The clock ticked in the silence. "I don't know, Sophie. But I do know that I'm here for you, both because it's my job, but more importantly, because I'm your friend. If you want me to help you embarrass yourself, your position or this country, or to cover for you, I just can't do that. I'm not the same party girl I was when we were teenagers getting into trouble. If that's what you want, let me know, so that I can resign my position and leave with dignity, OK? But if you want someone who will be there for you, help you have some semblance of a real life without disgracing your position, and always have your back, then I'm happy to stay."
Sophie saw the distress on Johanna's face, not realizing that her own face was similarly pained. She pulled back the blankets and left the bed, approaching Johanna and pulling her into an embrace. Through her tears, Sophie said, "No, Jo, I was wrong to put you in that position and you did exactly the right thing. Until I figure this out, I'm going to need people like you to protect me from myself."
Sobbing herself, Johanna replied, "But better me than your mother, right?" That broke the tension, and the two women separated, laughing.
"I guess I need to see if there's a way out for me, and if not, if I can figure out a way to do this job without it destroying me."
*
Over the next days, Sophie spent her time doing the work that her ministers required of her, trying to figure out what was expected of her. For fun, she flirted outrageously with Frederic Stolz, because it seemed to make him uncomfortable, but he was as faithful as he was handsome, and possibly more intelligent. And she spent her spare time on the Internet, researching the history of Klippenberg, hoping to find the loophole that would get her out of the comfortable prison she had been sentenced to, but none appeared other than abdication.

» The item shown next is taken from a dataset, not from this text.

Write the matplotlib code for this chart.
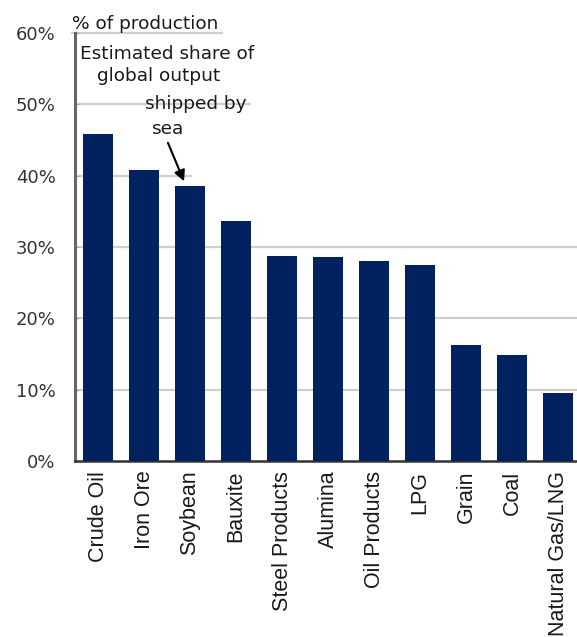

One afternoon, over lunch, her mother looked at her across the table and said, "Sophie, why do you look so miserable?"
"Why do you think, Mother? Do you think that this is what I want?"
"So, what do you want?"
"What I really want is Father to be alive, and to be back in New York."
"Here we go again, Sophie. That is impossible, and you know that."
"I could abdicate, and be done with all of this," Sophie responded, petulantly.
"Do you know what happens then?" her mother asked.
"I assume there's someone else out there. Some distant relative who would be happy to emerge from obscurity and become a Grand Duke or Duchess."
Her mother looked horrified. "You don't know, do you?"